§ **DIRECTION**: All the data below goes into the copy word for word, but the pictures don't.

§ **SOURCE EXCERPT**:

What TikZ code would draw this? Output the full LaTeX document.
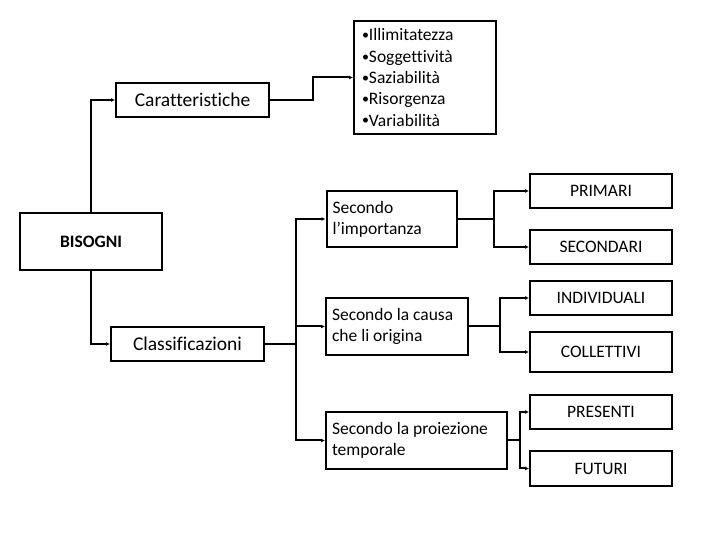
\documentclass[tikz,border=0pt]{standalone}
\usepackage{fontspec}
\setmainfont{Carlito}[Ligatures=NoCommon]
\usetikzlibrary{arrows.meta,positioning}
\newcommand{\punto}{{\fontsize{14bp}{14bp}\selectfont\raisebox{1.2bp}{•}}}

\begin{document}
\begin{tikzpicture}[x=10bp,y=10bp,
    box/.style={draw, line width=2bp, minimum height=34bp, inner sep=0pt,
      font=\fontsize{17.5bp}{21.3bp}\selectfont},
    tbox/.style={box, align=flush left, inner xsep=6bp},
    link/.style={line width=2bp},
    arr/.style={link, -{Latex[length=4bp,width=4bp]}}]
    \useasboundingbox (0,0) rectangle (72,54);

    % Bisogni e caratteristiche
    \node[box, minimum width=142bp, minimum height=57bp, font=\fontsize{17.5bp}{21bp}\selectfont\bfseries] (bisogni) at (9.1,29.85) {BISOGNI};
    \node[box, minimum width=153bp, font=\fontsize{19.5bp}{24bp}\selectfont] (carat) at (19.25,44) {Caratteristiche};
    \node[tbox, inner xsep=8bp, text width=126bp, minimum height=113bp] (lista) at (42.5,46.25)
      {\punto Illimitatezza\\\punto Soggettività\\\punto Saziabilità\\\punto Risorgenza\\\punto Variabilità};
    \draw[arr] (bisogni.north) |- (carat.west);
    \draw[arr] (carat.east) -- ++(4.27,0) |- (lista.west);

    % Classificazioni
    \node[box, minimum width=153bp, font=\fontsize{19.5bp}{24bp}\selectfont] (classif) at (18.75,19.6) {Classificazioni};
    \node[tbox, text width=118bp, minimum height=56bp] (imp) at (39.15,32.1) {Secondo\\l’importanza};
    \node[tbox, text width=130bp, minimum height=57bp] (causa) at (39.7,21.35) {Secondo la causa\\che li origina};
    \node[tbox, text width=169bp, minimum height=57bp] (proiez) at (41.65,9.95) {Secondo la proiezione\\temporale};
    \draw[arr] (bisogni.south) |- (classif.west);
    \draw[link] (classif.east) -- ++(3.1,0) coordinate (trunk);
    \draw[arr] (trunk) |- (imp.west);
    \draw[arr] (trunk) |- (causa.west);
    \draw[arr] (trunk) |- (proiez.west);

    % Tipi di bisogni
    \node[box, minimum width=142bp] (primari) at (60.1,34.9) {PRIMARI};
    \node[box, minimum width=142bp] (secondari) at (60.1,29.3) {SECONDARI};
    \node[box, minimum width=142bp] (individ) at (60.1,24.2) {INDIVIDUALI};
    \node[box, minimum width=142bp, minimum height=40bp] (collett) at (60.1,18.8) {COLLETTIVI};
    \node[box, minimum width=142bp] (presenti) at (60.1,12.8) {PRESENTI};
    \node[box, minimum width=142bp, minimum height=35bp] (futuri) at (60.1,7.15) {FUTURI};
    \draw[link] (imp.east) -- ++(3.6,0) coordinate (impfork);
    \draw[arr] (impfork) |- (primari.west);
    \draw[arr] (impfork) |- (secondari.west);
    \draw[link] (causa.east) -- ++(3.05,0) coordinate (causafork);
    \draw[arr] (causafork) |- (individ.west);
    \draw[arr] (causafork) |- (collett.west);
    \draw[link] (proiez.east) -- ++(1.2,0) coordinate (proiezfork);
    \draw[arr] (proiezfork) |- (presenti.west);
    \draw[arr] (proiezfork) |- (futuri.west);
\end{tikzpicture}
\end{document}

§ **THE REPLY**:
What TikZ code would draw this? Output the full LaTeX document.
\documentclass[tikz,border=0pt]{standalone}
\usepackage{fontspec}
\setmainfont{Carlito}[Ligatures=NoCommon]
\usetikzlibrary{arrows.meta,positioning}
\newcommand{\punto}{{\fontsize{14bp}{14bp}\selectfont\raisebox{1.2bp}{•}}}

\begin{document}
\begin{tikzpicture}[x=10bp,y=10bp,
    box/.style={draw, line width=2bp, minimum height=34bp, inner sep=0pt,
      font=\fontsize{17.5bp}{21.3bp}\selectfont},
    tbox/.style={box, align=flush left, inner xsep=6bp},
    link/.style={line width=2bp},
    arr/.style={link, -{Latex[length=4bp,width=4bp]}}]
    \useasboundingbox (0,0) rectangle (72,54);

    % Bisogni e caratteristiche
    \node[box, minimum width=142bp, minimum height=57bp, font=\fontsize{17.5bp}{21bp}\selectfont\bfseries] (bisogni) at (9.1,29.85) {BISOGNI};
    \node[box, minimum width=153bp, font=\fontsize{19.5bp}{24bp}\selectfont] (carat) at (19.25,44) {Caratteristiche};
    \node[tbox, inner xsep=8bp, text width=126bp, minimum height=113bp] (lista) at (42.5,46.25)
      {\punto Illimitatezza\\\punto Soggettività\\\punto Saziabilità\\\punto Risorgenza\\\punto Variabilità};
    \draw[arr] (bisogni.north) |- (carat.west);
    \draw[arr] (carat.east) -- ++(4.27,0) |- (lista.west);

    % Classificazioni
    \node[box, minimum width=153bp, font=\fontsize{19.5bp}{24bp}\selectfont] (classif) at (18.75,19.6) {Classificazioni};
    \node[tbox, text width=118bp, minimum height=56bp] (imp) at (39.15,32.1) {Secondo\\l’importanza};
    \node[tbox, text width=130bp, minimum height=57bp] (causa) at (39.7,21.35) {Secondo la causa\\che li origina};
    \node[tbox, text width=169bp, minimum height=57bp] (proiez) at (41.65,9.95) {Secondo la proiezione\\temporale};
    \draw[arr] (bisogni.south) |- (classif.west);
    \draw[link] (classif.east) -- ++(3.1,0) coordinate (trunk);
    \draw[arr] (trunk) |- (imp.west);
    \draw[arr] (trunk) |- (causa.west);
    \draw[arr] (trunk) |- (proiez.west);

    % Tipi di bisogni
    \node[box, minimum width=142bp] (primari) at (60.1,34.9) {PRIMARI};
    \node[box, minimum width=142bp] (secondari) at (60.1,29.3) {SECONDARI};
    \node[box, minimum width=142bp] (individ) at (60.1,24.2) {INDIVIDUALI};
    \node[box, minimum width=142bp, minimum height=40bp] (collett) at (60.1,18.8) {COLLETTIVI};
    \node[box, minimum width=142bp] (presenti) at (60.1,12.8) {PRESENTI};
    \node[box, minimum width=142bp, minimum height=35bp] (futuri) at (60.1,7.15) {FUTURI};
    \draw[link] (imp.east) -- ++(3.6,0) coordinate (impfork);
    \draw[arr] (impfork) |- (primari.west);
    \draw[arr] (impfork) |- (secondari.west);
    \draw[link] (causa.east) -- ++(3.05,0) coordinate (causafork);
    \draw[arr] (causafork) |- (individ.west);
    \draw[arr] (causafork) |- (collett.west);
    \draw[link] (proiez.east) -- ++(1.2,0) coordinate (proiezfork);
    \draw[arr] (proiezfork) |- (presenti.west);
    \draw[arr] (proiezfork) |- (futuri.west);
\end{tikzpicture}
\end{document}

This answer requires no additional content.